Peter Gatien is arguably heralded as the King of New York City nightlife by most in the business. But his reign of the 80's and 90's underground club scene (with ownership of Limelight, Tunnel, Palladium, and Club USA) came crumbling apart after Mayor Guiliani cracked down with the cops, and pegged Gatien as the face of the downfall of the nightlife counterculture. Now, his daughter, successful filmmaker Jen Gatien, delves into the shift that happened in New York City nightlife during Giuliani's mayor-ship with her documentary Limelight which premieres tonight at Sunshine Cinemas. She talked to us about her film, her father, and the current state of New York nightlife. [Photo via]

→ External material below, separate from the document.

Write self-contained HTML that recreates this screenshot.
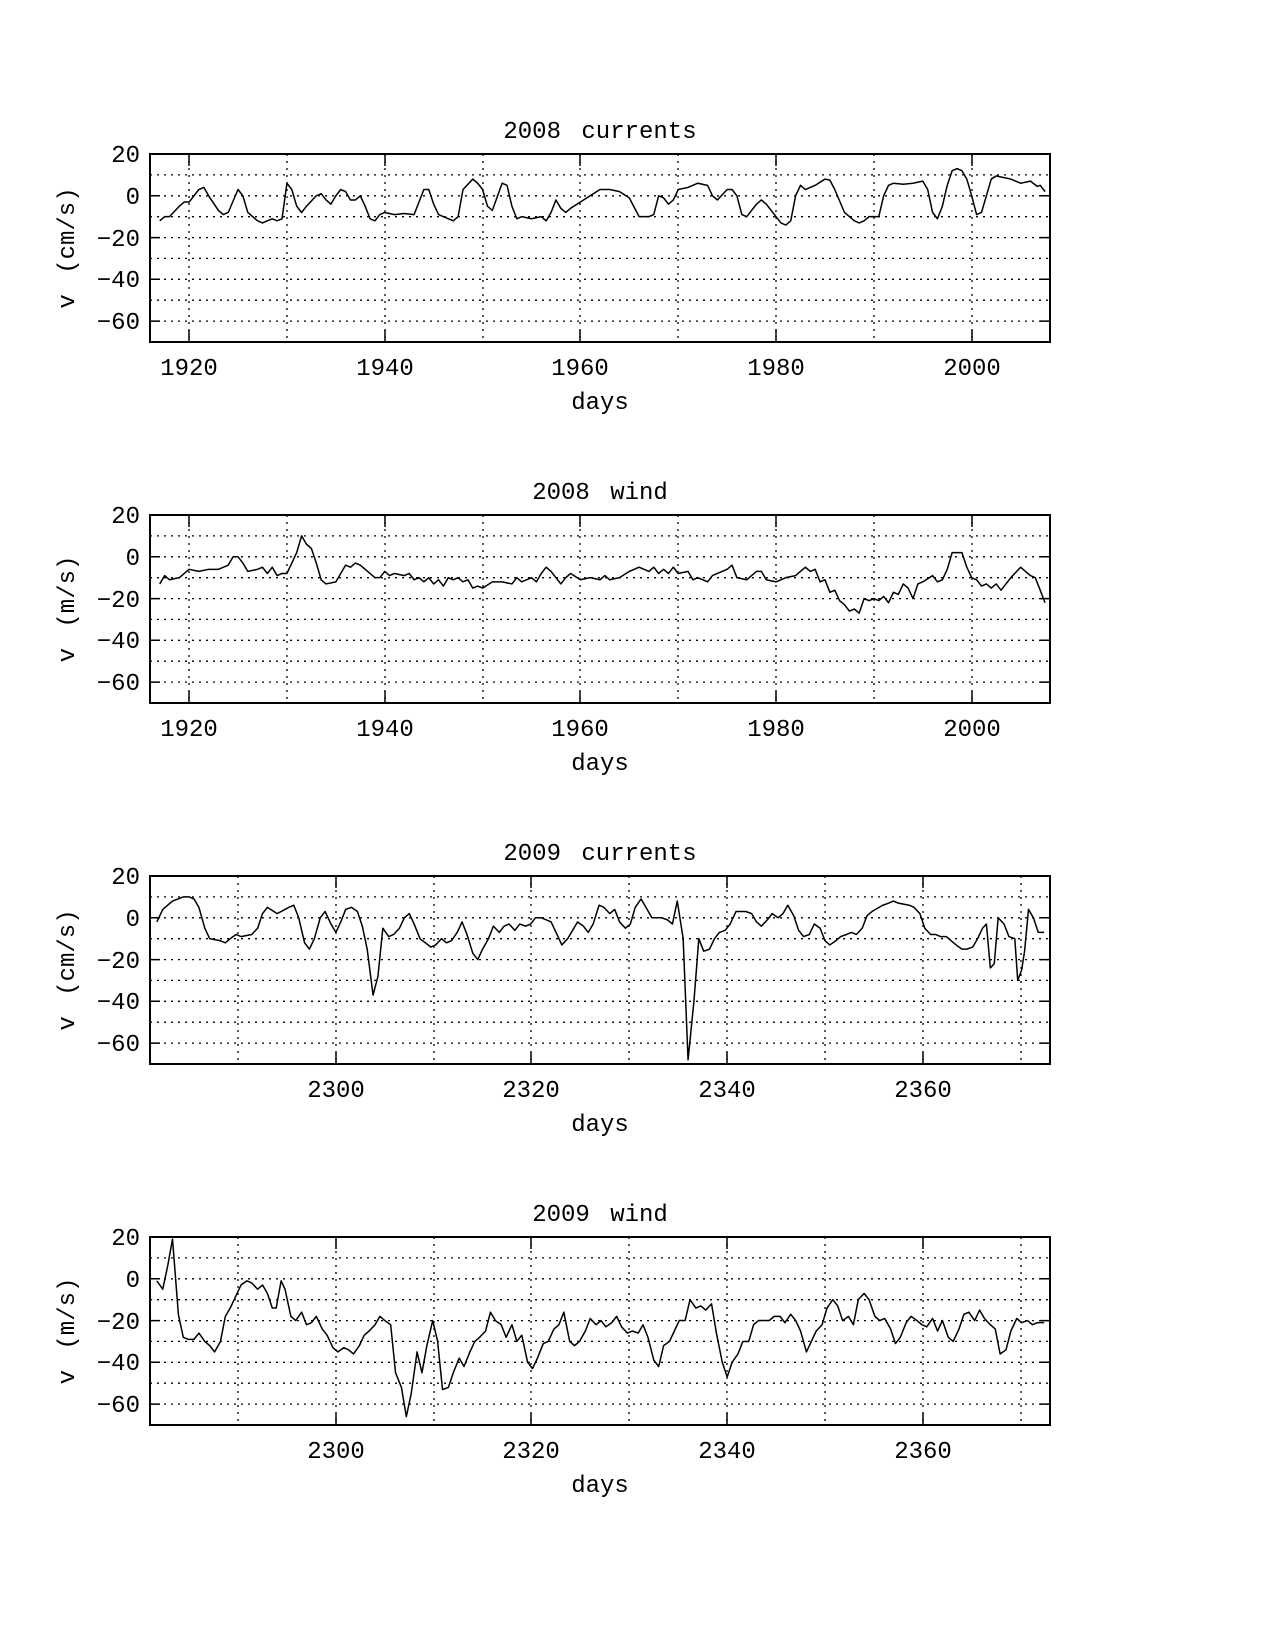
<!DOCTYPE html>
<html><head><meta charset="utf-8"><style>
html,body{margin:0;padding:0;background:#fff}
svg{display:block}
text{font-family:"Liberation Mono",monospace;fill:#000}
.tk{font-size:24px}
.wt{word-spacing:6px}
.g{stroke:#000;stroke-width:1.3;stroke-dasharray:2 5;fill:none}
.ax{stroke:#000;stroke-width:2;fill:none}
.d{fill:none;stroke:#000;stroke-width:1.5;vector-effect:non-scaling-stroke;stroke-linejoin:round}
</style></head><body>
<svg width="1275" height="1650" viewBox="0 0 1275 1650" xmlns="http://www.w3.org/2000/svg">
<defs>
<g id="hg">
<path class="g" d="M150 20.9H1050M150 41.8H1050M150 62.7H1050M150 83.6H1050M150 104.4H1050M150 125.3H1050M150 146.2H1050M150 167.1H1050"/>
<g class="tk" text-anchor="end">
<text x="140" y="8">20</text><text x="140" y="50">0</text><text x="140" y="92">−20</text><text x="140" y="133">−40</text><text x="140" y="175">−60</text>
</g>
<path stroke="#000" stroke-width="1.5" d="M150 41.8h10M150 83.6h10M150 125.3h10M150 167.1h10M1050 41.8h-10M1050 83.6h-10M1050 125.3h-10M1050 167.1h-10"/>
<text class="tk" x="600" y="255" text-anchor="middle">days</text>
</g>
<g id="v1">
<path class="g" d="M189 0V188M287 0V188M385 0V188M483 0V188M580 0V188M678 0V188M776 0V188M874 0V188M972 0V188"/>
<path stroke="#000" stroke-width="1.5" d="M189 188v-12M385 188v-12M580 188v-12M776 188v-12M972 188v-12M189 0v12M385 0v12M580 0v12M776 0v12M972 0v12"/>
<g class="tk" text-anchor="middle"><text x="189" y="221">1920</text><text x="385" y="221">1940</text><text x="580" y="221">1960</text><text x="776" y="221">1980</text><text x="972" y="221">2000</text></g>
</g>
<g id="v2">
<path class="g" d="M238 0V188M336 0V188M434 0V188M531 0V188M629 0V188M727 0V188M825 0V188M923 0V188M1021 0V188"/>
<path stroke="#000" stroke-width="1.5" d="M336 188v-12M531 188v-12M727 188v-12M923 188v-12M336 0v12M531 0v12M727 0v12M923 0v12"/>
<g class="tk" text-anchor="middle"><text x="336" y="221">2300</text><text x="531" y="221">2320</text><text x="727" y="221">2340</text><text x="923" y="221">2360</text></g>
</g>
</defs>

<!-- Panel 1 -->
<g transform="translate(0,154)">
<use href="#hg"/><use href="#v1"/>
<text class="tk wt" x="600" y="-16" text-anchor="middle">2008 currents</text>
<text class="tk wt" transform="translate(74,94) rotate(-90)" text-anchor="middle">v (cm/s)</text>
<g transform="translate(-18593.5,41.78) scale(9.7826,-2.0889)">
<polyline class="d" points="1917,-12 1917.5,-10 1918,-10 1919,-5 1919.5,-3 1920,-3 1921,3 1921.5,4 1922,0 1923,-7 1923.5,-9 1924,-8 1925,3 1925.5,0 1926,-8 1927,-12 1927.5,-13 1928,-12 1928.5,-11 1929,-12 1929.5,-11 1930,6 1930.5,3 1931,-5 1931.5,-8 1932,-5 1933,0 1933.5,1 1934,-2 1934.5,-4 1935,0 1935.5,3 1936,2 1936.5,-2 1937,-2 1937.5,0 1938,-5 1938.5,-11 1939,-12 1939.5,-9 1940,-8 1941,-9 1942,-8.5 1943,-9 1944,3 1944.5,3 1945,-4 1945.5,-9 1946,-10 1947,-12 1947.5,-10 1948,3 1949,8 1949.5,6 1950,3 1950.5,-5 1951,-7 1952,6 1952.5,5 1953,-5 1953.5,-11 1954,-10 1955,-11 1956,-10 1956.5,-12 1957,-8 1957.5,-2 1958,-6 1958.5,-8 1959,-6 1960,-3 1961,0 1962,3 1963,3 1964,2 1965,-1 1966,-10 1967,-10 1967.5,-9 1968,0 1968.5,-1 1969,-4 1969.5,-2 1970,3 1971,4 1972,6 1973,5 1973.5,0 1974,-2 1975,3 1975.5,3 1976,0 1976.5,-9 1977,-10 1978,-4 1978.5,-2 1979,-4 1980,-10 1980.5,-13 1981,-14 1981.5,-12 1982,0 1982.5,5 1983,3 1984,5 1985,8 1985.5,7.5 1986,3 1987,-8 1988,-12 1988.5,-13 1989,-12 1989.5,-10 1990,-10 1990.5,-10 1991,0 1991.5,5 1992,6 1993,5.5 1994,6 1995,7 1995.5,3 1996,-8 1996.5,-11 1997,-5 1997.5,5 1998,12 1998.5,13 1999,12 1999.5,8 2000,0 2000.5,-9 2001,-8 2001.5,0 2002,8 2002.5,9.5 2003,9 2004,8 2005,6 2006,7 2006.7,4.5 2007,5 2007.5,2"/>
</g>
<rect class="ax" x="150" y="0" width="900" height="188"/>
</g>

<!-- Panel 2 -->
<g transform="translate(0,515)">
<use href="#hg"/><use href="#v1"/>
<text class="tk wt" x="600" y="-16" text-anchor="middle">2008 wind</text>
<text class="tk wt" transform="translate(74,94) rotate(-90)" text-anchor="middle">v (m/s)</text>
<g transform="translate(-18593.5,41.78) scale(9.7826,-2.0889)">
<polyline class="d" points="1917,-13 1917.5,-9 1918,-11 1919,-10 1920,-6 1921,-7 1922,-6 1923,-6 1924,-4 1924.5,0 1925,0 1925.5,-3 1926,-7 1927,-6 1927.5,-5 1928,-8 1928.5,-5 1929,-9 1929.5,-8 1930,-8 1930.5,-3 1931,2 1931.5,10 1932,6 1932.5,4 1933,-3 1933.5,-11 1934,-13 1935,-12 1935.5,-8 1936,-4 1936.5,-5 1937,-3 1937.5,-4 1938,-6 1939,-10 1939.5,-10 1940,-7 1940.5,-9 1941,-8 1942,-9 1942.5,-8 1943,-11 1943.5,-10 1944,-12 1944.5,-10 1945,-13 1945.5,-11 1946,-14 1946.5,-10 1947,-11 1947.5,-10 1948,-12 1948.5,-11 1949,-15 1949.5,-14 1950,-15 1951,-12 1952,-12 1953,-13 1953.5,-10 1954,-12 1955,-10 1955.5,-12 1956,-8 1956.5,-5 1957,-7 1957.5,-10 1958,-13 1958.5,-10 1959,-8 1960,-11 1961,-10 1962,-11 1962.5,-9 1963,-11 1964,-10 1965,-7 1966,-5 1967,-7 1967.5,-5 1968,-8 1968.5,-6 1969,-8 1969.5,-5 1970,-8 1971,-7 1971.5,-11 1972,-10 1973,-12 1973.5,-9 1974,-8 1975,-6 1975.5,-4 1976,-10 1977,-11 1978,-7 1978.5,-7 1979,-11 1980,-12 1980.5,-11 1981,-10 1982,-9 1983,-5 1983.5,-7 1984,-6 1984.5,-12 1985,-11 1985.5,-17 1986,-16 1986.5,-21 1987,-23 1987.5,-26 1988,-25 1988.5,-27 1989,-20 1989.5,-21 1990,-20 1990.5,-21 1991,-19 1991.5,-22 1992,-17 1992.5,-18 1993,-13 1993.5,-15 1994,-20 1994.5,-13 1995,-12 1996,-9 1996.5,-12 1997,-11 1997.5,-6 1998,2 1999,2 1999.5,-5 2000,-10 2000.5,-11 2001,-14 2001.5,-13 2002,-15 2002.5,-13 2003,-16 2004,-10 2005,-5 2005.5,-7 2006,-9 2006.5,-10 2007,-16 2007.5,-22"/>
</g>
<rect class="ax" x="150" y="0" width="900" height="188"/>
</g>

<!-- Panel 3 -->
<g transform="translate(0,876)">
<use href="#hg"/><use href="#v2"/>
<text class="tk wt" x="600" y="-16" text-anchor="middle">2009 currents</text>
<text class="tk wt" transform="translate(74,94) rotate(-90)" text-anchor="middle">v (cm/s)</text>
<g transform="translate(-22164.1,41.78) scale(9.7826,-2.0889)">
<polyline class="d" points="2281.7,-2 2282.3,4 2283.3,8 2284.4,10 2285,10 2285.5,9 2286,5 2286.6,-5 2287.1,-10 2288.2,-11 2288.7,-12 2289.2,-10 2289.8,-8 2290.3,-9 2291.4,-8 2292,-5 2292.5,2 2293,5 2294,2 2295.2,5 2295.7,6 2296.2,0 2296.8,-12 2297.3,-15 2297.8,-10 2298.4,0 2298.9,3 2299.5,-3 2300,-7 2300.5,-2 2301,4 2301.6,5 2302.2,3 2302.7,-4 2303.2,-15 2303.8,-37 2304.3,-28 2304.8,-5 2305.4,-9 2305.9,-8 2306.5,-5 2307,0 2307.5,2 2308,-3 2308.6,-10 2309.7,-14 2310.2,-13 2310.8,-10 2311.3,-12 2311.8,-11 2312.4,-7 2312.9,-2 2313.4,-8 2314,-17 2314.5,-20 2315,-15 2315.6,-10 2316.1,-4 2316.7,-7 2317.2,-4 2317.7,-3 2318.3,-6 2318.8,-3 2319.4,-4 2319.9,-3 2320.4,0 2321,0 2321.5,-1 2322,-2 2322.6,-8 2323.1,-13 2323.7,-10 2324.2,-6 2324.7,-2 2325.3,-4 2325.8,-7 2326.3,-3 2326.9,6 2327.4,5 2328,2 2328.5,4 2329,-2 2329.6,-5 2330.1,-3 2330.6,5 2331.2,9 2331.7,5 2332.3,0 2333.3,0 2333.9,-1 2334.4,-3 2334.9,8 2335.5,-10 2336,-68 2336.6,-40 2337.1,-10 2337.6,-16 2338.2,-15 2338.7,-10 2339.2,-7 2339.8,-6 2340.3,-3 2340.9,3 2341.9,3 2342.5,2 2343,-2 2343.5,-4 2344.1,-1 2344.6,2 2345.2,0 2345.7,2 2346.2,6 2346.8,1 2347.3,-6 2347.8,-9 2348.4,-8 2348.9,-3 2349.5,-5 2350,-11 2350.5,-13 2351.1,-11 2351.6,-9 2352.2,-8 2352.7,-7 2353.2,-8 2353.8,-5 2354.3,1 2354.8,3 2355.9,6 2356.5,7 2357,8 2357.5,7 2358.6,6 2359.1,5 2359.7,2 2360.2,-5 2360.8,-8 2361.3,-8 2361.8,-9 2362.4,-9 2362.9,-11 2363.4,-13 2364,-15 2364.5,-15 2365.1,-14 2365.6,-10 2366.1,-5 2366.5,-3 2366.9,-24 2367.3,-22 2367.7,0 2368.3,-3 2368.8,-9 2369.4,-10 2369.7,-30 2370.1,-25 2370.4,-16 2370.8,4 2371.3,0 2371.8,-7 2372.4,-7"/>
</g>
<rect class="ax" x="150" y="0" width="900" height="188"/>
</g>

<!-- Panel 4 -->
<g transform="translate(0,1237)">
<use href="#hg"/><use href="#v2"/>
<text class="tk wt" x="600" y="-16" text-anchor="middle">2009 wind</text>
<text class="tk wt" transform="translate(74,94) rotate(-90)" text-anchor="middle">v (m/s)</text>
<g transform="translate(-22164.1,41.78) scale(9.7826,-2.0889)">
<polyline class="d" points="2281.7,-1 2282.3,-5 2282.8,6 2283.3,19 2283.9,-17 2284.4,-28 2284.9,-29 2285.5,-29 2286,-26 2286.6,-30 2287.1,-32 2287.6,-35 2288.2,-30 2288.7,-18 2289.2,-14 2289.8,-8 2290.3,-3 2290.9,-1 2291.4,-2 2292,-5 2292.5,-3 2293,-7 2293.5,-14 2293.9,-14 2294.4,-1 2294.8,-5 2295.4,-18 2295.9,-20 2296.5,-16 2297,-22 2297.5,-21 2298,-18 2298.6,-24 2299.1,-27 2299.7,-33 2300.2,-35 2300.8,-33 2301.3,-34 2301.8,-36 2302.4,-32 2302.9,-27 2303.4,-25 2304,-22 2304.5,-18 2305,-20 2305.6,-22 2306.1,-45 2306.7,-52 2307.2,-66 2307.7,-55 2308.3,-35 2308.8,-45 2309.3,-32 2309.9,-20 2310.4,-30 2310.9,-53 2311.5,-52 2312,-45 2312.6,-38 2313.1,-42 2313.7,-35 2314.2,-30 2314.7,-28 2315.3,-25 2315.8,-16 2316.3,-20 2316.9,-22 2317.4,-28 2318,-22 2318.5,-30 2319,-27 2319.6,-40 2320.1,-43 2320.6,-38 2321.2,-31 2321.7,-30 2322.3,-24 2322.8,-22 2323.3,-16 2323.9,-30 2324.4,-32 2324.9,-30 2325.5,-25 2326,-19 2326.6,-22 2327.1,-20 2327.6,-23 2328.2,-21 2328.7,-18 2329.2,-23 2329.8,-26 2330.3,-25 2330.9,-26 2331.4,-22 2331.9,-28 2332.5,-39 2333,-42 2333.5,-32 2334.1,-30 2334.6,-25 2335.1,-20 2335.7,-20 2336.2,-10 2336.8,-14 2337.3,-13 2337.8,-15 2338.4,-12 2338.9,-26 2339.5,-40 2340,-47 2340.5,-40 2341.1,-36 2341.6,-30 2342.2,-30 2342.7,-22 2343.2,-20 2343.8,-20 2344.3,-20 2344.8,-18 2345.4,-18 2345.9,-21 2346.5,-17 2347,-20 2347.5,-25 2348.1,-35 2348.6,-30 2349.1,-25 2349.7,-22 2350.2,-14 2350.8,-10 2351.3,-13 2351.8,-20 2352.4,-18 2352.9,-22 2353.4,-10 2354,-7 2354.5,-10 2355.1,-18 2355.6,-20 2356.1,-19 2356.7,-24 2357.2,-31 2357.7,-28 2358.3,-21 2358.8,-18 2359.4,-20 2359.9,-22 2360.4,-23 2361,-19 2361.5,-25 2362,-20 2362.6,-28 2363.1,-30 2363.7,-24 2364.2,-17 2364.7,-16 2365.3,-20 2365.8,-15 2366.3,-19 2366.9,-22 2367.4,-24 2367.9,-36 2368.5,-34 2369,-25 2369.6,-19 2370.1,-21 2370.7,-20 2371.2,-22 2371.7,-21 2372.4,-21"/>
</g>
<rect class="ax" x="150" y="0" width="900" height="188"/>
</g>
</svg>
</body></html>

Limelight is premiering and it's mostly about your father and the club scene he built in the 80's and 90's - and how the reign of Giuliani changed the atmosphere completely afterwards. Is your documentary intended to show the other side of Giuliani, not just as the guy who cleaned up NYC, but perhaps a different side?
The documentary looks at Giuliani's campaign on nightlife -- it sort of came after his clean up campaign on the city. Giuliani needed to show that he was active and when the city was overrun with cops, they had a lot of spare time on their hands.
[Above, Limelight during it's nightclub days (left), and present day as shopping center (right)]
What are your thoughts on the newer, cleaner NYC nightlife as opposed to the NYC when your father ruled nightlife? (I'm thinking in particular how Palladium is now a state of the art NYU dorm.)
I feel like the nightlife hierarchy paradigm shifted. There was a time when a black Amex could not get you into a club. Now you can't sit down unless you are willing to spend a minimum on bottles. Getting into the VIP room took a lot more than having money which is what rules the velvet ropes now.
Besides your father's clubs, are there any other owners/clubs you delve into with the film?
The film gets into my father's story as he was the poster boy for nightlife. Other nightclub owners did not have the spotlight on their establishments, so the director chose to essentially rebuild the government's case against my father using their witnesses and informants.
How did you involve or separate yourself from the film contents? Was it somewhat cathartic to make a film about a large part of your life?
Every director I have ever worked with has had final cut. I wanted Billy Corben to have that same artistic freedom. I was a producer on the film and maintained that role knowing that Billy was reading court transcripts and thoroughly researching. I knew I may not like the outcome, but it was a chance I was willing to take.
What are the reasons to turn the Limelight story into a movie? and how would you say it differs from 2003 film Party Monster with Macaulay Culkin?
LIMELIGHT is a very socio-political crime thriller rather than a love letter to the Limelight. I think PARTY MONSTER focused exclusively on club kid culture.
Who/what were some of Peter Gatien's biggest influences and inspiration, and your inspiration?
My dad was inspired by the people around him-- Eric Goode, Maripol, Susanne Bartsch. I am totally obsessed with film and the great auteurs-- Cassavetes, Zulawski, Nichols, Argento. Hey-- we both like the window shades closed!
Hard at work on set...[Photo via]
Being the daughter of Peter Gatien, did you start clubbing at a young age?
It is more like, in spite of my father I started clubbing at a young age.
Where do you usually go out now?
It used to be Tunnel and Limelight. Now I go to the Bowery Hotel and the Smile. I am a creature of habit regardless of what decade we are in.
More on the film, premiering tonight:
The director of the film is Billy Corben, most notable for his film Cocaine Cowboys and the film will include Chloe Sevigny, Jeremy Scott, Moby, Lady Miss Kier, Jean Paul Gaulthier, and Mark Wahlberg in the archival footage. The premiere is tonight and the official release will be September 23rd.